Revenue Decomposition and Forward Projections
Data center revenue composition shows 85% attributed to AI training/inference workloads, 10% to traditional HPC, and 5% to cloud gaming infrastructure. This concentration creates both opportunity and risk. Gaming segment stabilization at $2.9 billion quarterly provides modest diversification, but lacks growth catalysts.
My forward revenue model incorporates:
- Data center Q2 guidance: $28 billion (midpoint)
- Sequential growth deceleration to 15-20% quarterly
- Professional visualization recovery to $1.5 billion by Q4
- Automotive segment maintaining $300 million baseline
This yields FY2025 total revenue projections of $126 billion, representing 65% growth over FY2024's $76 billion.
Earnings Quality and Margin Sustainability
Four consecutive earnings beats demonstrate execution consistency, with average beat magnitude of 8.3% versus consensus estimates. Operating leverage remains exceptional: every $1 billion in incremental revenue generates approximately $850 million in operating income at current scale.
Gross margin sustainability faces pressure from competitive dynamics (AMD MI300X, Intel Gaudi3) and customer negotiations.

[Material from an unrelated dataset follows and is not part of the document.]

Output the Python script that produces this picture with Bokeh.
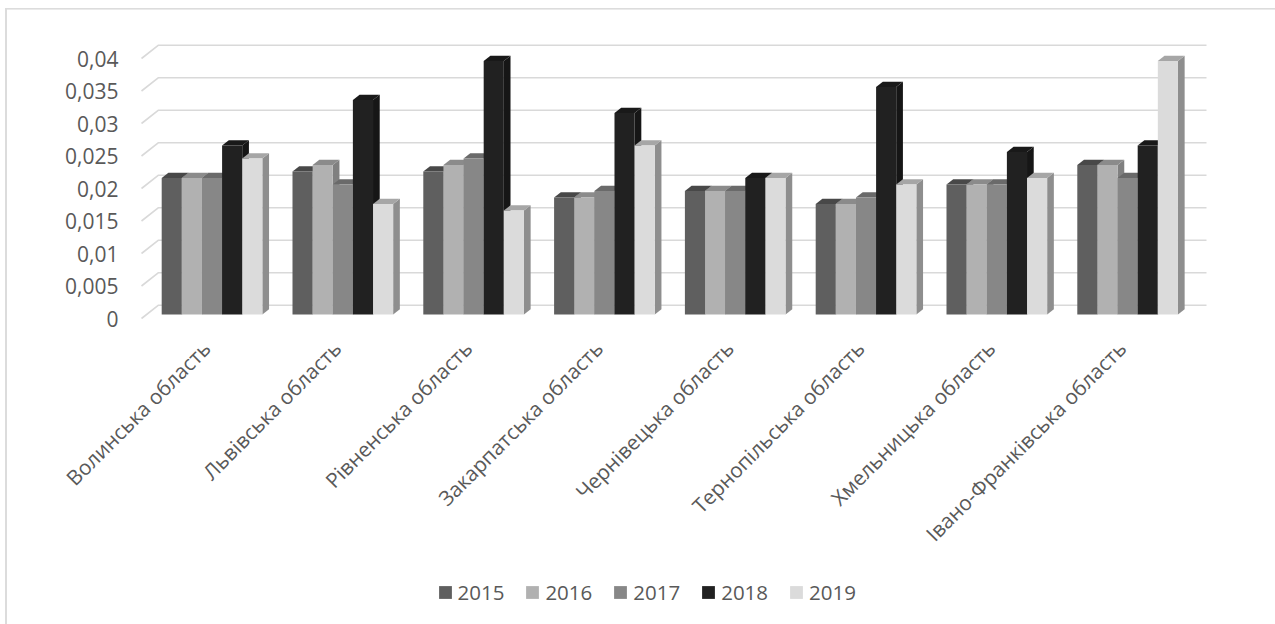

However, CUDA software ecosystem moats and NVML optimization tools create switching costs exceeding $2 million per large enterprise customer.

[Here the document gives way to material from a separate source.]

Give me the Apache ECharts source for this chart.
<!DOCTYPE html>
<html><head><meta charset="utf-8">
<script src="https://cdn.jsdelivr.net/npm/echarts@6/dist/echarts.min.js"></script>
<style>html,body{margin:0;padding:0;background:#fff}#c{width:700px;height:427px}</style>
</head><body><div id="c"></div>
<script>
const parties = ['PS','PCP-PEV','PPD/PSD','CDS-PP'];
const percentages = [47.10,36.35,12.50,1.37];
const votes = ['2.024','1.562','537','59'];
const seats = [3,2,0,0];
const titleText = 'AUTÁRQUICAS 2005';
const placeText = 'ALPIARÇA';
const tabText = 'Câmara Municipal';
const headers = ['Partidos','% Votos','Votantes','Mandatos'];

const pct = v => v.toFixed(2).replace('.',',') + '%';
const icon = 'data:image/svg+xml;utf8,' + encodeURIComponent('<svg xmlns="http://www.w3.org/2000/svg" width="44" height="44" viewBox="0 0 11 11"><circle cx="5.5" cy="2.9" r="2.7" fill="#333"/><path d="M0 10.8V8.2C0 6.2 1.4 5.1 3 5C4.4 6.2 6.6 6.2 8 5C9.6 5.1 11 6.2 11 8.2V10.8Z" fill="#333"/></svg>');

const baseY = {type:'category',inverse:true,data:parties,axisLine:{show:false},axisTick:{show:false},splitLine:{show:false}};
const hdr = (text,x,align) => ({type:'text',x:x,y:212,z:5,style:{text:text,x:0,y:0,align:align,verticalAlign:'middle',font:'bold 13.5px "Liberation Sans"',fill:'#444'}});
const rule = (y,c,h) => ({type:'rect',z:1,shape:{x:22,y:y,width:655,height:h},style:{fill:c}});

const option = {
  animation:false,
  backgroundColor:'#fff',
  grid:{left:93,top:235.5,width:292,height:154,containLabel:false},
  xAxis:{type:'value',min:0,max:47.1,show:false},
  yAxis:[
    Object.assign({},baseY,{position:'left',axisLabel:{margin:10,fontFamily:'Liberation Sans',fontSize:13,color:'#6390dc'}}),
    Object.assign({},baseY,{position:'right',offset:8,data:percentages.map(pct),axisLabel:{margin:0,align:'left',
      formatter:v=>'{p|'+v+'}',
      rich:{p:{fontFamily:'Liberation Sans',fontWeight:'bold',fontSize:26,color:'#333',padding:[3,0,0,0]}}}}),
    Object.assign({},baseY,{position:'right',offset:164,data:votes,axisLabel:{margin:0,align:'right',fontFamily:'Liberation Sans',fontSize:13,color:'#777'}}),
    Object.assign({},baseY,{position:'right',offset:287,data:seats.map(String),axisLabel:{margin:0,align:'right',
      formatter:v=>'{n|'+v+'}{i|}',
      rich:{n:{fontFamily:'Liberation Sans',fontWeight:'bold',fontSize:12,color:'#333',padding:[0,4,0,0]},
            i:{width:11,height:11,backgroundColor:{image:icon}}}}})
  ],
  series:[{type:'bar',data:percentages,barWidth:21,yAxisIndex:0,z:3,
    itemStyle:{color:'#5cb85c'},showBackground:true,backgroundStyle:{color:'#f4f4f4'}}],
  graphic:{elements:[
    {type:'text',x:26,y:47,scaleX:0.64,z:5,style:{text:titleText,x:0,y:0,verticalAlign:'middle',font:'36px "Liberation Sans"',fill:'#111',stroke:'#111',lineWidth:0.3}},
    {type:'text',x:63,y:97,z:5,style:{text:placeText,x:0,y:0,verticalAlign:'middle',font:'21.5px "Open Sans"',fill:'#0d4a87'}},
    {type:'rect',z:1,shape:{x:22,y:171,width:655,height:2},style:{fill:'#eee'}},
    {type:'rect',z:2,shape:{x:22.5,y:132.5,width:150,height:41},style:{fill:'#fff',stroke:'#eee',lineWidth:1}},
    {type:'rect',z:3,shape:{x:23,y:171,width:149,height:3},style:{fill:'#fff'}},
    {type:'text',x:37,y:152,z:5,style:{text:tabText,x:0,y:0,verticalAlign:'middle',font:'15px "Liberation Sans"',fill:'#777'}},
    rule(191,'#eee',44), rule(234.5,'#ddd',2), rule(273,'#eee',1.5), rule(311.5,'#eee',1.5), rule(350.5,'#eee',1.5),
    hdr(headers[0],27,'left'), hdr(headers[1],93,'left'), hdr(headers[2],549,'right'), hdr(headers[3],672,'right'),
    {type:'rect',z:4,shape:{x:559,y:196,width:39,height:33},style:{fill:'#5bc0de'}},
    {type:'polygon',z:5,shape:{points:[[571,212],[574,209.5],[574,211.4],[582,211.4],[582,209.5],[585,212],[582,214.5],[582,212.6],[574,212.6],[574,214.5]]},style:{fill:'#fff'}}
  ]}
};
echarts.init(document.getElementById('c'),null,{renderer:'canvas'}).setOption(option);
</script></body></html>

Risk Factors and Valuation Framework
Primary risks include:
1. Export control expansion reducing China revenue (currently ~20% of data center sales)
2. Customer concentration (top 4 customers represent 65% of data center revenue)
3. Cyclical AI spending patterns following historical semiconductor cycles
At $208.27, NVIDIA trades at 25.4x forward earnings (FY2025E EPS: $8.20). This premium to historical averages (18.2x) reflects AI infrastructure supercycle dynamics but creates vulnerability to growth rate normalization.
Technical Infrastructure Positioning
NVIDIA's networking portfolio (InfiniBand, Ethernet switches) generates $3.2 billion quarterly, providing infrastructure completeness that competitors lack. The acquisition of Mellanox creates bundled selling opportunities and higher customer lifetime value.
DGX Cloud and enterprise software services represent nascent recurring revenue streams, currently contributing $400 million quarterly but growing at 180% annually. This shifts the business model toward higher-margin, predictable cash flows.
Bottom Line
NVIDIA maintains structural advantages in AI compute infrastructure, but tactical headwinds from spending optimization and competitive pressure warrant measured positioning. The stock remains fundamentally attractive for exposure to AI infrastructure buildout, though near-term volatility is probable as growth rates normalize from exceptional 2023-2024 levels. Target price: $245 over 12 months, implying continued market leadership with appropriate risk adjustment for cyclical deceleration.